Over 5,000 red chairs are lined up on the main street. An image which the brain will probably quickly discard and forget becomes an image which shows a unique perspective never seen before and worth remembering. Finding similar unique and surprising insights to add into business presentations can increase the possibility of having them be retained within the minds of others.
Is the man running to the left or to the right? Take a moment to decide before reading below.
We tend to make rapid perception decisions based on the context of a question. But what if the question is wrong? Our mind shifts into the framework of the question – and we can then miss important facts based on the filter done by our framework assumptions.
In the case above – the man is not running at all – he is actually laying on a set of stairs.
Are the squares straight or curved?
How about these? Straight or curved?
In both cases the lines are perfectly straight – but we still don’t believe it – we give the benefit of the doubt to our own perceptions. This can also happen within teams of people who bring their own filters and bias to a project.
What season of the year is it in this photo? Take a moment to decide.
Depending on where you live you may choose fall or winter (sometimes in colder countries the observer may choose spring). The coats and white spots are visual clues which we zero in on because of the context of the question.
The other visual information becomes much less relevant.

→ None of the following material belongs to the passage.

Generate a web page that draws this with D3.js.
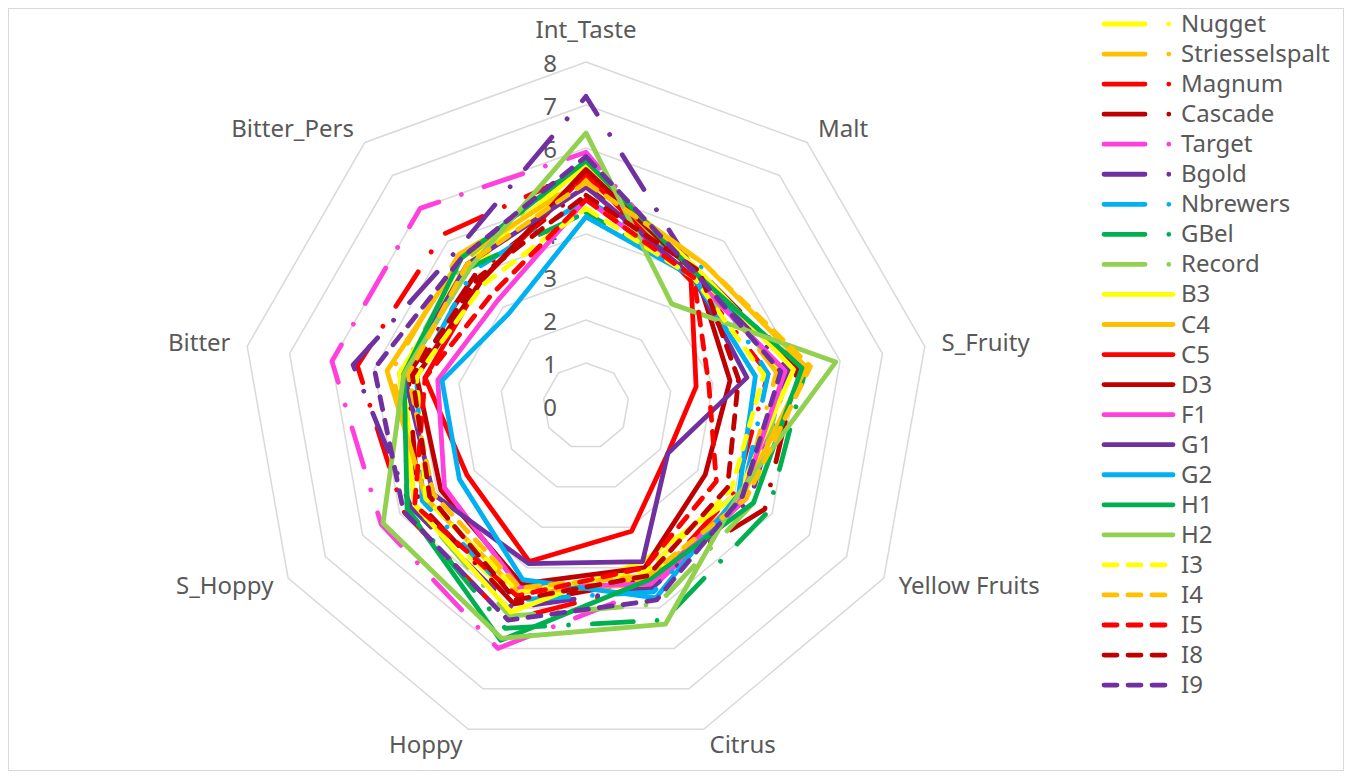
<!DOCTYPE html>
<html><head><meta charset="utf-8">
<script src="https://cdn.jsdelivr.net/npm/d3@7"></script>
<style>
body{margin:0;background:#fff}
text{font-family:"Noto Sans",sans-serif;fill:#595959}
</style></head>
<body><svg id="chart" width="1346" height="778"></svg>
<script>
// ---- data ----
const axes = ["Int_Taste","Malt","S_Fruity","Yellow Fruits","Citrus","Hoppy","S_Hoppy","Bitter","Bitter_Pers"];
const tickValues = [0,1,2,3,4,5,6,7,8];
const seriesNames = ["Nugget","Striesselspalt","Magnum","Cascade","Target","Bgold","Nbrewers","GBel","Record",
  "B3","C4","C5","D3","F1","G1","G2","H1","H2","I3","I4","I5","I8","I9"];
const seriesColors = ["#FFFF00","#FFC000","#FF0000","#C00000","#FF40DC","#7030A0","#00B0F0","#00B050","#92D050",
  "#FFFF00","#FFC000","#FF0000","#C00000","#FF40DC","#7030A0","#00B0F0","#00B050","#92D050",
  "#FFFF00","#FFC000","#FF0000","#C00000","#7030A0"];
const seriesStyles = ["ldd","ldd","ldd","ldd","ldd","ldd","ldd","ldd","ldd",
  "solid","solid","solid","solid","solid","solid","solid","solid","solid",
  "dash","dash","dash","dash","dash"];
// values: Int_Taste, Malt, S_Fruity, Yellow Fruits, Citrus, Hoppy, S_Hoppy, Bitter, Bitter_Pers
const Nugget         = [5.3, 4.0, 4.6, 4.3, 4.2, 4.8, 4.6, 4.3, 4.2];
const Striesselspalt = [5.3, 4.1, 4.5, 4.2, 4.3, 4.6, 4.3, 4.6, 4.6];
const Magnum         = [5.5, 3.9, 4.3, 4.0, 4.4, 5.3, 4.9, 5.4, 5.2];
const Cascade        = [5.1, 4.1, 5.0, 4.8, 4.3, 4.9, 4.5, 4.2, 4.0];
const Target         = [5.9, 3.9, 4.7, 4.3, 4.5, 6.0, 5.5, 6.0, 6.0];
const Bgold          = [7.2, 4.0, 4.8, 4.4, 4.5, 5.0, 4.7, 5.5, 4.7];
const Nbrewers       = [4.8, 4.2, 4.3, 4.2, 4.6, 4.8, 4.4, 4.0, 4.1];
const GBel           = [4.5, 3.9, 5.2, 4.9, 5.3, 5.5, 4.8, 4.3, 4.2];
const Record         = [5.7, 3.8, 4.7, 4.5, 4.9, 5.2, 4.6, 4.4, 4.4];
const B3             = [5.6, 4.1, 4.9, 4.1, 3.85, 5.1, 4.6, 4.4, 4.3];
const C4             = [5.3, 4.3, 5.2, 4.2, 4.4, 4.6, 4.3, 4.7, 4.5];
const C5             = [5.4, 3.8, 2.6, 2.2, 3.1, 3.85, 3.2, 3.8, 3.8];
const D3             = [5.5, 4.0, 3.4, 3.2, 4.0, 4.4, 3.9, 4.0, 3.8];
const F1             = [4.8, 3.9, 4.7, 4.2, 4.4, 4.5, 3.8, 3.5, 3.2];
const G1             = [5.1, 3.9, 3.8, 2.2, 3.85, 3.9, 4.1, 4.3, 4.3];
const G2             = [4.4, 3.9, 4.0, 4.1, 4.75, 4.3, 3.4, 3.4, 2.8];
const H1             = [5.7, 4.0, 5.1, 4.5, 4.3, 5.8, 4.8, 4.3, 4.5];
const H2             = [6.35, 3.1, 5.9, 4.1, 5.4, 5.75, 5.45, 4.3, 4.2];
const I3             = [4.6, 3.9, 4.2, 3.9, 4.1, 4.6, 4.3, 4.0, 3.7];
const I4             = [5.2, 4.3, 5.3, 4.3, 4.2, 4.5, 4.1, 4.2, 4.3];
const I5             = [4.8, 3.9, 2.9, 3.5, 4.0, 4.7, 4.6, 3.8, 3.4];
const I8             = [4.9, 4.1, 3.6, 3.8, 4.2, 4.8, 4.2, 4.1, 3.9];
const I9             = [5.8, 4.0, 4.6, 4.2, 4.8, 5.3, 4.9, 5.0, 4.5];
const seriesValues = [Nugget,Striesselspalt,Magnum,Cascade,Target,Bgold,Nbrewers,GBel,Record,
  B3,C4,C5,D3,F1,G1,G2,H1,H2,I3,I4,I5,I8,I9];

// ---- layout ----
const cx = 586, cy = 406, R = 344;
const svg = d3.select("#chart");
svg.append("rect").attr("x",8.5).attr("y",8.5).attr("width",1335).attr("height",762)
  .attr("fill","#fff").attr("stroke","#d9d9d9").attr("stroke-width",1);

const r = d3.scaleLinear().domain([0,8]).range([0,R]);
const angle = d3.scaleLinear().domain([0, axes.length]).range([0, 2*Math.PI]);
const g = svg.append("g").attr("transform",`translate(${cx},${cy})`);

const radial = d3.lineRadial().angle((d,i)=>angle(i)).radius(d=>r(d)).curve(d3.curveLinearClosed);

// grid
g.append("g").selectAll("path").data(tickValues.filter(v=>v>0)).join("path")
  .attr("d", v => radial(axes.map(()=>v)))
  .attr("fill","none").attr("stroke","#d9d9d9").attr("stroke-width",1.5);

// tick labels
g.append("g").selectAll("text").data(tickValues).join("text")
  .attr("x",-29).attr("y",v=>-r(v))
  .attr("text-anchor","end").attr("dominant-baseline","central")
  .style("font-size","24px").text(v=>v);

// series
const dashFor = s => s==="ldd" ? "41 23.8 0.01 23.8" : s==="dash" ? "13 11" : null;
seriesValues.forEach((vals,k)=>{
  g.append("path").attr("d", radial(vals))
    .attr("fill","none").attr("stroke",seriesColors[k]).attr("stroke-width",4.8)
    .attr("stroke-linejoin","round").attr("stroke-linecap","round")
    .attr("stroke-dasharray", dashFor(seriesStyles[k]))
    .attr("stroke-dashoffset", seriesStyles[k]==="ldd" ? 20 : 0);
});

// axis labels
const labG = g.append("g");
axes.forEach((name,i)=>{
  const a = angle(i);
  const ux = Math.sin(a), uy = -Math.cos(a);
  const t = labG.append("text").style("font-size","24px").attr("dominant-baseline","central")
    .attr("text-anchor","middle").text(name);
  const w = t.node().getComputedTextLength();
  let dx = ux*17, dy = uy*17 - 2;
  if (Math.abs(ux) > 0.05) dx += Math.sign(ux)*w/2; else dy += Math.sign(uy)*15;
  t.attr("x", r(8)*ux + dx).attr("y", r(8)*uy + dy);
});

// legend
const leg = svg.append("g");
seriesNames.forEach((n,k)=>{
  const y = 24 + 30.05*k;
  leg.append("line").attr("x1",1104).attr("x2",1173).attr("y1",y).attr("y2",y)
    .attr("stroke",seriesColors[k]).attr("stroke-width",4.8).attr("stroke-linecap","round")
    .attr("stroke-dasharray", dashFor(seriesStyles[k]));
  leg.append("text").attr("x",1181).attr("y",y-1.5).attr("dominant-baseline","central")
    .style("font-size","24px").text(n);
});
</script></body></html>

Our inquiry content can focus our mind away from nonessential information.
Including the fact that the newspaper reader is laying flat on his back.
We do the same thing in our own problem solving efforts – we tend to screen out other details to zero in on the needed information – and sometimes this can cause us to filter out important facts – which could have an even bigger impact on an observation or outcome.
Here is the same photo from another angle.
In complex organizations sometimes the information can look a little like this photo – only the most obvious details emerge. Finding more detail requires more visual effort. Executives and project leaders face this dilemma everyday – too many information layers obscuring the essential information.
Another point is that sometimes innovations are hiding in plain sight – but they can be obscured by too many institutionalized processes and too many details
By this point many of the right brain thinkers have probably already found the cat within the photo – the left brainers continued reading.
Our left brain likes order and predictability. It thrives on perfecting a process.
The right brain craves creativity and vision – it is always seeking out a new and better way.
Keeping these two drivers in balance is important – not only within ourselves – but within our companies, teams, departments, and projects.
Having advocates perceiving from their dominant mental perception viewpoints (left being textual and process focused – right being visual and creatively focused) can give a totality of view into a team based effort.
Balanced teams remove perception blind spots, insure multi-view lines of sight, inject creativity mixed with discipline, and build a healthy perception tension within combined goal oriented efforts.
A simple model to remember is the organization created to build the US at its founding (we can’t confirm the historical accuracy of this model).
If Benjamin Franklin is considered a right brain visual thinker and Thomas Jefferson is considered a left brain textual thinker – then the proper balance was achieved for greater success.
But that is not always enough – in many cases a facilitative personality is needed to guide the combined team toward the balanced and optimal decisions as well as the final goal and outcome.
Are your teams in balance with contributions coming from both right brain and left brain oriented members?